Tour de Coops in Portland Oregon is a fantastic self guided tour of backyard chicken coops throughout the city organized by www.growing-gardens.org. The urban chicken movement is strong in Portland, and urban homesteaders and chicken raising masters in the neighborhoods East of the Willamette River have some of the best backyard coops in the business.

The coops are home made, or manufactured, or customized, or pulled together with frugal ingenuity. They are a parade of homes for backyard hens. Anyone wanting to know how to raise chickens in the city would love this tour. I should have taken a tour like this when I was building coops for my chickens, but instead, I re-invented the concept. The results are some of the ruefunniest parts of “Just a Couple of Chickens”, my book on raising chickens the hard way.

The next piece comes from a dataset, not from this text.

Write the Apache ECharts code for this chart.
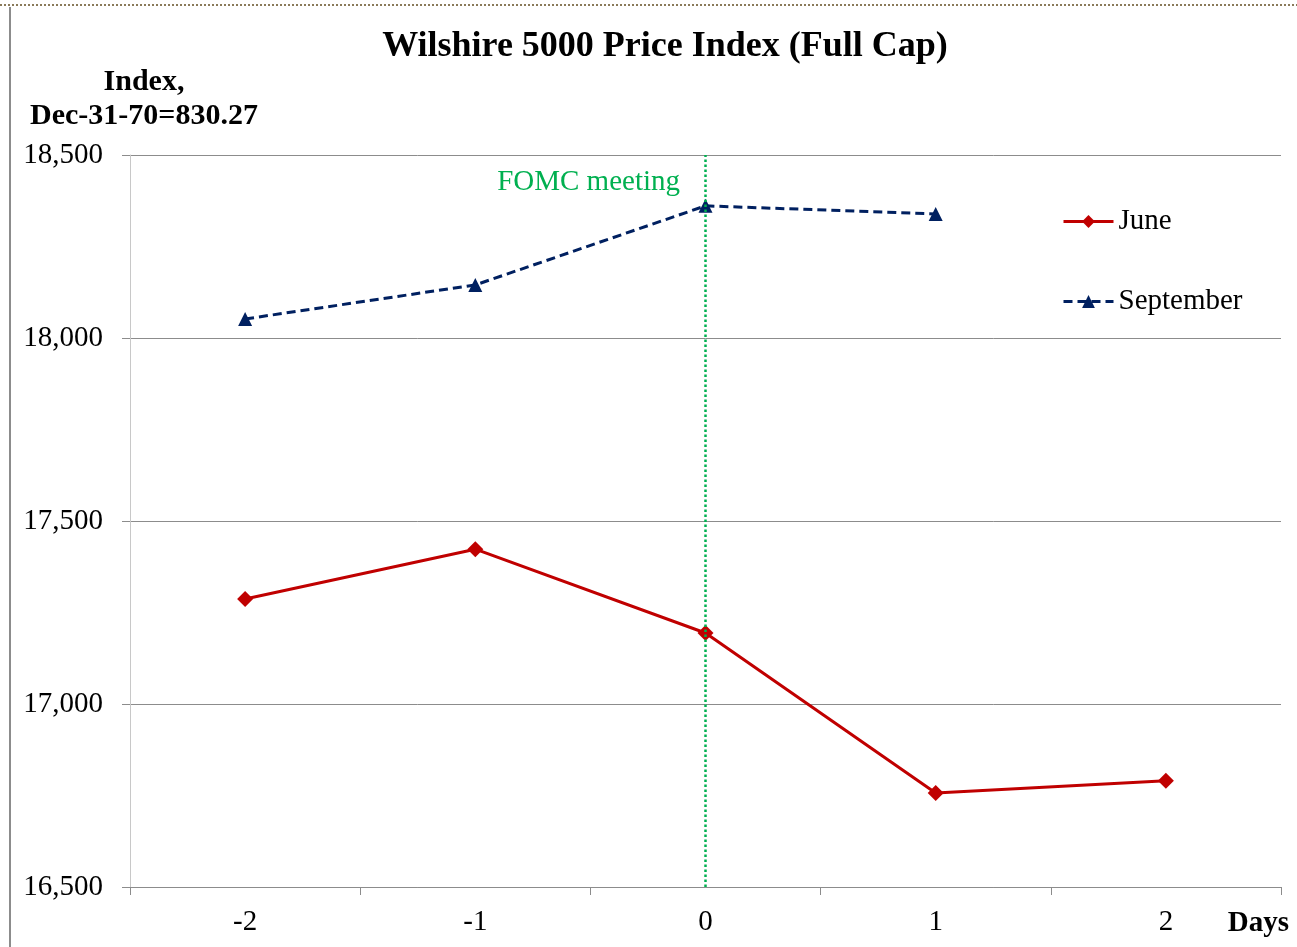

I was all ready to go! The Tour de Coops usually takes place in July, and tickets go on sale a couple of weeks before the event and sell out fast. But then I discovered that the organizers of the fun event decided to take a haitus for 2012 and get their ducks in a row regarding how to do next year’s tour.  So I’ve marked my calendar for 2013 and took a little time to look into the details and history of the event.

Growing-gardens.org is an award winning organization that mobilizes voluteers to build local organic raised bed vegetable gardens in low income neighborhoods in Portland, Oregon. They run several outreach programs centered around sustainable food gardens in city environments. They host workshops that help urban homesteaders get started farming in the city.

The 2011 Tour de Coops was the 8th annual and it’s a well-known Portland event. I was particularly looking forward to seeing how people matched their coops to their house architecture. I noticed some very creative coops last year during my walks around town.

I’ll keep watch for the Tour 2013, and maybe by then I’ll have my own coop stashed in my urban farm backyard… not that I’m counting my chicks before they hatch or nuttin’.